Stressing the caveat that the loss figures are preliminary, PCS said its working estimate for insured losses stemming from the conflict is $20.6bn.

However, last week S&P Global Ratings issued a report that claimed the Russia-Ukraine war could result in insured losses of $16bn to $35bn, with specialty lines being the most exposed and aviation the hardest hit.

The rating agency said the top 21 global reinsurers are likely to assume around 50% of the specialty lines losses, adding those losses “are likely to be an earnings event for most reinsurers but could become a capital event for a few outliers”.

Analysts at JMP Securities said losses arising from the war are likely to be concentrated among a small pool of carriers given the niche lines affected

One area of particular concern is aviation losses, with the fate of a small fleet of Western-owned but Russian-leased planes that have effectively been seized by Russian authorities remaining a worry for the industry.

The $3.5bn insurance claim lodged by AerCap, the world’s largest aircraft leasing company, to cover the potential loss of its planes and engines that remain stuck in Russia will have worried insurers.

The PCS estimate includes $7bn to $13bn insured losses in aviation lines, with a current working estimate of $10bn.

Under one scenario, S&P said it sees $6bn of aviation losses and $10bn of other specialty lines losses, reflecting reports 78 out of 515 aircraft (with total insured value of around $12bn) leased to Russian airlines have been recovered.

Under the costliest scenario outlined by S&P, aviation losses would hit $15bn and other specialty lines $20bn, with the majority of policies not cancellable and the majority of court cases ruled in favour of lessors.

In marine lines, PCS expects $3bn to $6bn in insured losses, with a working estimate of around $5bn.

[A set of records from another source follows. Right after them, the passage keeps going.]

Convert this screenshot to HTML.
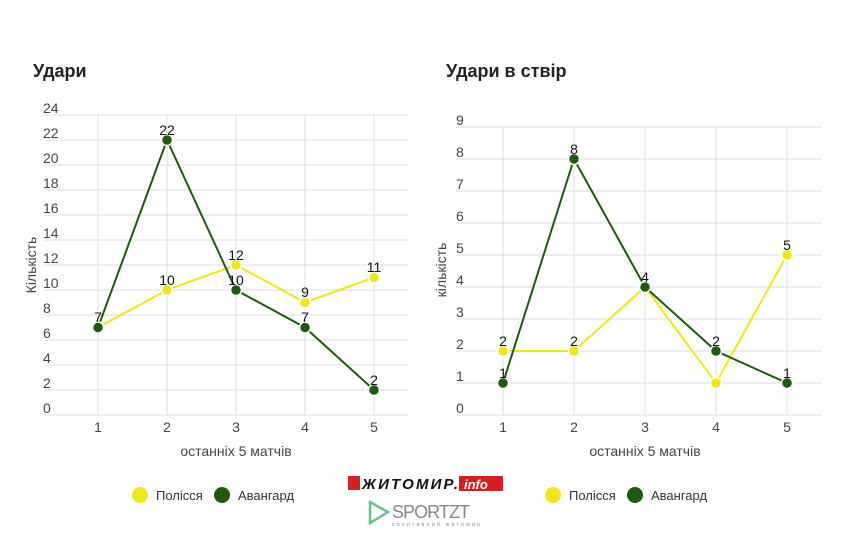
<!DOCTYPE html>
<html><head><meta charset="utf-8"><style>
body{margin:0;background:#fff;font-family:"Liberation Sans",sans-serif}
</style></head><body>
<svg width="850" height="548" xmlns="http://www.w3.org/2000/svg" font-family="Liberation Sans, sans-serif">
<rect width="850" height="548" fill="#fff"/>
<text x="33" y="77" font-size="18" font-weight="bold" fill="#222">Удари</text>
<text x="446" y="77" font-size="18" font-weight="bold" fill="#222">Удари в ствір</text>
<g stroke="#ddd" stroke-width="1">
<line x1="44" x2="408" y1="115" y2="115"/><line x1="44" x2="408" y1="140" y2="140"/><line x1="44" x2="408" y1="165" y2="165"/><line x1="44" x2="408" y1="190" y2="190"/><line x1="44" x2="408" y1="215" y2="215"/><line x1="44" x2="408" y1="240" y2="240"/><line x1="44" x2="408" y1="265" y2="265"/><line x1="44" x2="408" y1="290" y2="290"/><line x1="44" x2="408" y1="315" y2="315"/><line x1="44" x2="408" y1="340" y2="340"/><line x1="44" x2="408" y1="365" y2="365"/><line x1="44" x2="408" y1="390" y2="390"/><line x1="44" x2="408" y1="415" y2="415"/>
<line x1="98" x2="98" y1="115" y2="415"/><line x1="167" x2="167" y1="115" y2="415"/><line x1="236" x2="236" y1="115" y2="415"/><line x1="305" x2="305" y1="115" y2="415"/><line x1="374" x2="374" y1="115" y2="415"/>
</g>
<g font-size="14" fill="#444">
<text x="43" y="113">24</text><text x="43" y="138">22</text><text x="43" y="163">20</text><text x="43" y="188">18</text><text x="43" y="213">16</text><text x="43" y="238">14</text><text x="43" y="263">12</text><text x="43" y="288">10</text><text x="43" y="313">8</text><text x="43" y="338">6</text><text x="43" y="363">4</text><text x="43" y="388">2</text><text x="43" y="413">0</text>
</g>
<g font-size="14" fill="#444" text-anchor="middle">
<text x="98" y="432">1</text><text x="167" y="432">2</text><text x="236" y="432">3</text><text x="305" y="432">4</text><text x="374" y="432">5</text>
<text x="236" y="456">останніх 5 матчів</text>
<text transform="translate(36,265) rotate(-90)">Кількість</text>
</g>
<polyline fill="none" stroke="#f0e620" stroke-width="2" points="98,327.5 167,290 236,265 305,302.5 374,277.5"/>
<polyline fill="none" stroke="#1e5a0f" stroke-width="2" points="98,327.5 167,140 236,290 305,327.5 374,390"/>
<g fill="#f0e620" stroke="#fff" stroke-width="1.5"><circle cx="167" cy="290" r="5.5"/><circle cx="236" cy="265" r="5.5"/><circle cx="305" cy="302.5" r="5.5"/><circle cx="374" cy="277.5" r="5.5"/></g>
<g fill="#1e5a0f" stroke="#fff" stroke-width="1.5"><circle cx="98" cy="327.5" r="5.5"/><circle cx="167" cy="140" r="5.5"/><circle cx="236" cy="290" r="5.5"/><circle cx="305" cy="327.5" r="5.5"/><circle cx="374" cy="390" r="5.5"/></g>
<g font-size="14" fill="#111" text-anchor="middle">
<text x="98" y="322">7</text><text x="167" y="135">22</text><text x="167" y="285">10</text><text x="236" y="260">12</text><text x="236" y="285">10</text><text x="305" y="297">9</text><text x="305" y="322">7</text><text x="374" y="272">11</text><text x="374" y="385">2</text>
</g>
<g stroke="#ddd" stroke-width="1">
<line x1="455" x2="822" y1="127" y2="127"/><line x1="455" x2="822" y1="159" y2="159"/><line x1="455" x2="822" y1="191" y2="191"/><line x1="455" x2="822" y1="223" y2="223"/><line x1="455" x2="822" y1="255" y2="255"/><line x1="455" x2="822" y1="287" y2="287"/><line x1="455" x2="822" y1="319" y2="319"/><line x1="455" x2="822" y1="351" y2="351"/><line x1="455" x2="822" y1="383" y2="383"/><line x1="455" x2="822" y1="415" y2="415"/>
<line x1="503" x2="503" y1="127" y2="415"/><line x1="574" x2="574" y1="127" y2="415"/><line x1="645" x2="645" y1="127" y2="415"/><line x1="716" x2="716" y1="127" y2="415"/><line x1="787" x2="787" y1="127" y2="415"/>
</g>
<g font-size="14" fill="#444">
<text x="456" y="125">9</text><text x="456" y="157">8</text><text x="456" y="189">7</text><text x="456" y="221">6</text><text x="456" y="253">5</text><text x="456" y="285">4</text><text x="456" y="317">3</text><text x="456" y="349">2</text><text x="456" y="381">1</text><text x="456" y="413">0</text>
</g>
<g font-size="14" fill="#444" text-anchor="middle">
<text x="503" y="432">1</text><text x="574" y="432">2</text><text x="645" y="432">3</text><text x="716" y="432">4</text><text x="787" y="432">5</text>
<text x="645" y="456">останніх 5 матчів</text>
<text transform="translate(446,270) rotate(-90)">кількість</text>
</g>
<polyline fill="none" stroke="#f0e620" stroke-width="2" points="503,351 574,351 645,287 716,383 787,255"/>
<polyline fill="none" stroke="#1e5a0f" stroke-width="2" points="503,383 574,159 645,287 716,351 787,383"/>
<g fill="#f0e620" stroke="#fff" stroke-width="1.5"><circle cx="503" cy="351" r="5.5"/><circle cx="574" cy="351" r="5.5"/><circle cx="716" cy="383" r="5.5"/><circle cx="787" cy="255" r="5.5"/></g>
<g fill="#1e5a0f" stroke="#fff" stroke-width="1.5"><circle cx="503" cy="383" r="5.5"/><circle cx="574" cy="159" r="5.5"/><circle cx="645" cy="287" r="5.5"/><circle cx="716" cy="351" r="5.5"/><circle cx="787" cy="383" r="5.5"/></g>
<g font-size="14" fill="#111" text-anchor="middle">
<text x="503" y="346">2</text><text x="503" y="378">1</text><text x="574" y="346">2</text><text x="574" y="154">8</text><text x="645" y="282">4</text><text x="716" y="346">2</text><text x="787" y="250">5</text><text x="787" y="378">1</text>
</g>
<circle cx="140" cy="495" r="8" fill="#f0e620"/><text x="156" y="500" font-size="13" fill="#333">Полісся</text>
<circle cx="222" cy="495" r="8" fill="#1e5a0f"/><text x="238" y="500" font-size="13" fill="#333">Авангард</text>
<circle cx="553" cy="495" r="8" fill="#f0e620"/><text x="569" y="500" font-size="13" fill="#333">Полісся</text>
<circle cx="635" cy="495" r="8" fill="#1e5a0f"/><text x="651" y="500" font-size="13" fill="#333">Авангард</text>
<rect x="348" y="476" width="12" height="14" fill="#d42020"/>
<text x="362" y="489" font-size="15" font-weight="bold" font-style="italic" fill="#111" textLength="96">ЖИТОМИР.</text>
<rect x="459" y="476" width="44" height="15" fill="#d42020"/>
<text x="464" y="489" font-size="13" font-weight="bold" font-style="italic" fill="#fff">info</text>
<polygon points="370,502 388,512 370,523" fill="none" stroke="#6cc08a" stroke-width="2.5"/>
<text x="392" y="518" font-size="18" fill="#888" textLength="78">SPORTZT</text>
<text x="392" y="526" font-size="5" fill="#888" textLength="88">спортивний житомир</text>
</svg>
</body></html>
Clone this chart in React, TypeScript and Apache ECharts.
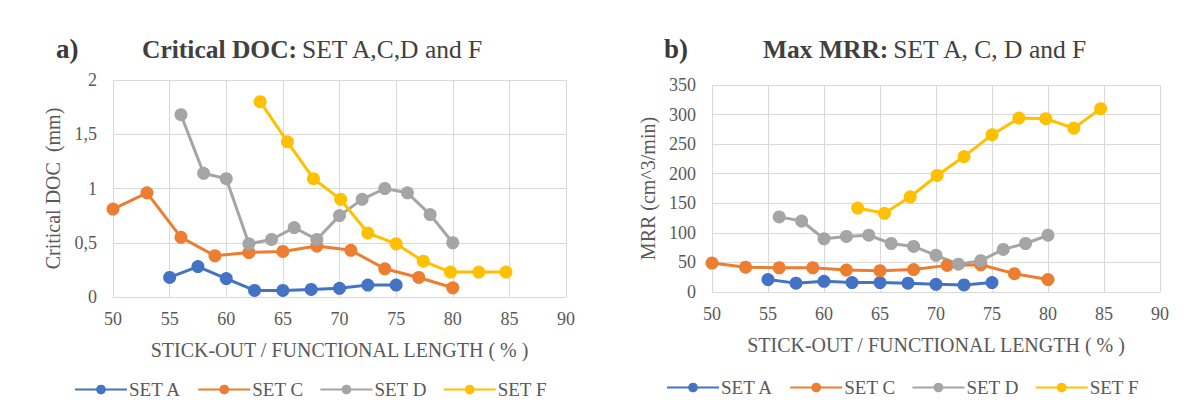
import React, { useEffect, useRef } from "react";
import * as echarts from "echarts";

const setNames = ["SET A", "SET C", "SET D", "SET F"];
const colors = ["#4472C4", "#ED7D31", "#A5A5A5", "#FFC000"];

// Chart a) Critical DOC (mm) vs stick-out (%)
const docA: [number, number][] = [[55, 0.18], [57.5, 0.28], [60, 0.17], [62.5, 0.06], [65, 0.06], [67.5, 0.07], [70, 0.08], [72.5, 0.11], [75, 0.11]];
const docC: [number, number][] = [[50, 0.81], [53, 0.96], [56, 0.55], [59, 0.38], [62, 0.41], [65, 0.42], [68, 0.47], [71, 0.43], [74, 0.26], [77, 0.18], [80, 0.085]];
const docD: [number, number][] = [[56, 1.68], [58, 1.14], [60, 1.09], [62, 0.49], [64, 0.53], [66, 0.64], [68, 0.53], [70, 0.75], [72, 0.9], [74, 1.0], [76, 0.96], [78, 0.76], [80, 0.5]];
const docF: [number, number][] = [[63, 1.8], [65.4, 1.43], [67.7, 1.09], [70.1, 0.9], [72.5, 0.59], [75, 0.49], [77.4, 0.33], [79.8, 0.23], [82.3, 0.23], [84.7, 0.23]];

// Chart b) Max MRR (cm^3/min) vs stick-out (%)
const mrrA: [number, number][] = [[55, 21], [57.5, 15], [60, 18], [62.5, 16], [65, 16], [67.5, 15], [70, 13], [72.5, 12], [75, 16]];
const mrrC: [number, number][] = [[50, 49], [53, 42], [56, 41], [59, 41], [62, 37], [65, 36], [68, 38], [71, 45], [74, 46], [77, 31], [80, 21]];
const mrrD: [number, number][] = [[56, 127], [58, 120], [60, 90], [62, 94], [64, 96], [66, 82], [68, 77], [70, 62], [72, 47], [74, 53], [76, 72], [78, 82], [80, 96]];
const mrrF: [number, number][] = [[63, 142], [65.4, 133], [67.7, 161], [70.1, 197], [72.5, 229], [75, 266], [77.4, 294], [79.8, 293], [82.3, 277], [84.7, 310]];

const xTicks = { min: 50, max: 90, interval: 5 };
const docTicks = { min: 0, max: 2, interval: 0.5 };
const mrrTicks = { min: 0, max: 350, interval: 50 };

const FONT = "'Liberation Serif', 'Times New Roman', serif";
const TXT = "#595959";
const GRID = "#D9D9D9";
const TITLE = "#404040";

export default function App() {
  const ref = useRef<HTMLDivElement>(null);
  useEffect(() => {
    if (!ref.current) return;
    const chart = echarts.init(ref.current, undefined, { renderer: "svg" });
    const mkSeries = (data: [number, number][], i: number, idx: number) => ({
      name: setNames[i],
      type: "line",
      xAxisIndex: idx,
      yAxisIndex: idx,
      data,
      symbol: "circle",
      symbolSize: 13,
      lineStyle: { width: 3, color: colors[i] },
      itemStyle: { color: colors[i] },
    });
    const xAxisBase = (gi: number) => ({
      type: "value",
      gridIndex: gi,
      ...xTicks,
      name: "STICK-OUT / FUNCTIONAL LENGTH ( % )",
      nameLocation: "middle",
      nameGap: 43,
      nameTextStyle: { fontFamily: FONT, fontSize: 20, color: TXT },
      axisLine: { show: true, lineStyle: { color: GRID, width: 1 } },
      axisTick: { show: false },
      axisLabel: { fontFamily: FONT, fontSize: 18, color: TXT, margin: 13 },
      splitLine: { show: true, lineStyle: { color: GRID, width: 1 } },
    });
    const yAxisBase = (gi: number, ticks: any, name: string, gap: number, fmt?: (v: number) => string) => ({
      type: "value",
      gridIndex: gi,
      ...ticks,
      name,
      nameLocation: "middle",
      nameRotate: 90,
      nameGap: gap,
      nameTextStyle: { fontFamily: FONT, fontSize: 20, color: TXT },
      axisLine: { show: false },
      axisTick: { show: false },
      axisLabel: { fontFamily: FONT, fontSize: 18, color: TXT, margin: 16, formatter: fmt },
      splitLine: { show: true, lineStyle: { color: GRID, width: 1 } },
    });
    const legendBase = (left: number, top: number) => ({
      left,
      top,
      itemWidth: 52,
      itemHeight: 12,
      itemGap: 16,
      data: setNames,
      textStyle: { fontFamily: FONT, fontSize: 19, color: TXT, padding: [0, 0, 0, -3] },
    });
    const richTitle = {
      b: { fontFamily: FONT, fontSize: 25.5, fontWeight: "bold", color: TITLE },
      n: { fontFamily: FONT, fontSize: 25.5, fontWeight: "normal", color: TITLE },
    };
    chart.setOption({
      animation: false,
      backgroundColor: "#ffffff",
      title: [
        { text: "a)", left: 51, top: 30, textStyle: { fontFamily: FONT, fontSize: 27, fontWeight: "bold", color: "#3a3a3a" } },
        { text: "{b|Critical DOC:} {n|SET A,C,D and F}", left: 137, top: 31, textStyle: { rich: richTitle } },
        { text: "b)", left: 659, top: 30, textStyle: { fontFamily: FONT, fontSize: 27, fontWeight: "bold", color: "#3a3a3a" } },
        { text: "{b|Max MRR:} {n|SET A, C, D and F}", left: 758, top: 31, textStyle: { rich: richTitle } },
      ],
      legend: [legendBase(69, 375), legendBase(661, 373)],
      grid: [
        { left: 113, right: 625, top: 80, bottom: 108 },
        { left: 712, right: 31, top: 85, bottom: 113 },
      ],
      xAxis: [xAxisBase(0), xAxisBase(1)],
      yAxis: [
        yAxisBase(0, docTicks, "Critical DOC  (mm)", 50, (v: number) => String(v).replace(".", ",")),
        yAxisBase(1, mrrTicks, "MRR (cm^3/min)", 54),
      ],
      series: [
        mkSeries(docA, 0, 0),
        mkSeries(docC, 1, 0),
        mkSeries(docD, 2, 0),
        mkSeries(docF, 3, 0),
        mkSeries(mrrA, 0, 1),
        mkSeries(mrrC, 1, 1),
        mkSeries(mrrD, 2, 1),
        mkSeries(mrrF, 3, 1),
      ],
    });
    return () => chart.dispose();
  }, []);
  return <div ref={ref} style={{ width: 1191, height: 405, position: "absolute", left: 0, top: 0 }} />;
}
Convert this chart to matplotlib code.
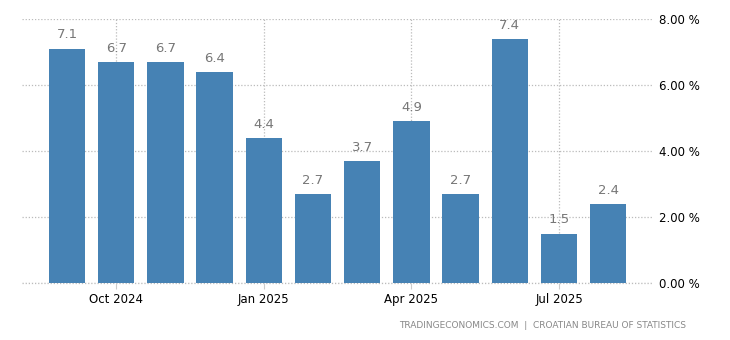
import matplotlib
matplotlib.use("Agg")
import matplotlib.pyplot as plt

months = ["Sep 2024", "Oct 2024", "Nov 2024", "Dec 2024", "Jan 2025", "Feb 2025",
          "Mar 2025", "Apr 2025", "May 2025", "Jun 2025", "Jul 2025", "Aug 2025"]
values = [7.1, 6.7, 6.7, 6.4, 4.4, 2.7, 3.7, 4.9, 2.7, 7.4, 1.5, 2.4]
tick_labels = ["Oct 2024", "Jan 2025", "Apr 2025", "Jul 2025"]
yticks = [0, 2, 4, 6, 8]

fig = plt.figure(figsize=(7.3, 3.4), dpi=100)
ax = fig.add_axes([22/730, 57/340, (653-22)/730, (283-19)/340])

x = list(range(len(values)))
ax.bar(x, values, width=0.74, color="#4682b4", zorder=2)
for xi, v in zip(x, values):
    ax.text(xi, v + 0.22, f"{v:.1f}", ha="center", va="bottom", fontsize=9.5, color="#777777")

ax.set_xlim(-0.915, 11.91)
ax.set_ylim(0, 8)
ax.yaxis.tick_right()
ax.set_yticks(yticks)
ax.set_yticklabels([f"{t:.2f} %" for t in yticks], fontsize=8.5, color="#000000")
tick_pos = [months.index(t) for t in tick_labels]
ax.set_xticks(tick_pos)
ax.set_xticklabels(tick_labels, fontsize=8.5, color="#000000")
ax.tick_params(axis="y", length=0, pad=4)
ax.tick_params(axis="x", length=4, color="#cccccc", pad=3)
ax.grid(True, axis="both", linestyle=(0, (1, 1.5)), color="#bbbbbb", linewidth=0.9, zorder=0)
for s in ax.spines.values():
    s.set_visible(False)
ax.axhline(0, color="#bbbbbb", linestyle=(0, (1, 1.5)), linewidth=0.9, zorder=1, clip_on=False)

fig.text(686/730, 1 - 325/340, "TRADINGECONOMICS.COM  |  CROATIAN BUREAU OF STATISTICS",
         ha="right", va="center", fontsize=6.5, color="#888888")

fig.savefig("out.png", dpi=100)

Energy lines are expected to see $1bn to $4bn of insured losses, with a working estimate of $2.5bn.

PCS expects the insurance industry to field at least $2bn in property per-risk claims, although it did not list a top end to the expected range owing to uncertainties. Its working estimate for property per-risk losses is around $3bn.

Rounding out the loss estimate, PCS expects the conflict to generate only $100m of personal and small commercial property losses, in part owing to the low insurance uptake in Ukraine.

Looking at the likely losses faced by individual companies, Swiss Re is facing reinsured claims from the war in Ukraine of around $500m, analysts at Jefferies said.

The estimate from Jefferies is based on a reinsurance industry loss of $5bn, with Swiss Re taking a market share of 10%. The loss estimate for Swiss Re is broadly in line with analysts’ €500m estimate for Munich Re.

Scor is expecting to book claims relating to the Ukraine crisis in the “high double-digit” million Euros in the first quarter of the year.

S&P’s sector outlook for the global reinsurance insurance is negative, reflecting ongoing challenges to meet the cost of capital, which has been exacerbated by first-quarter catastrophe losses, Russia’s invasion of Ukraine and rising inflation. However, the industry remains well capitalised and positive reinsurance pricing momentum is expected to continue in upcoming renewals, S&P said.

The reinsurance sector has “sufficient buffer” to handle the war-related losses, given its annual pre-tax profit of around $22.5bn and catastrophe budget of around $13bn, S&P said.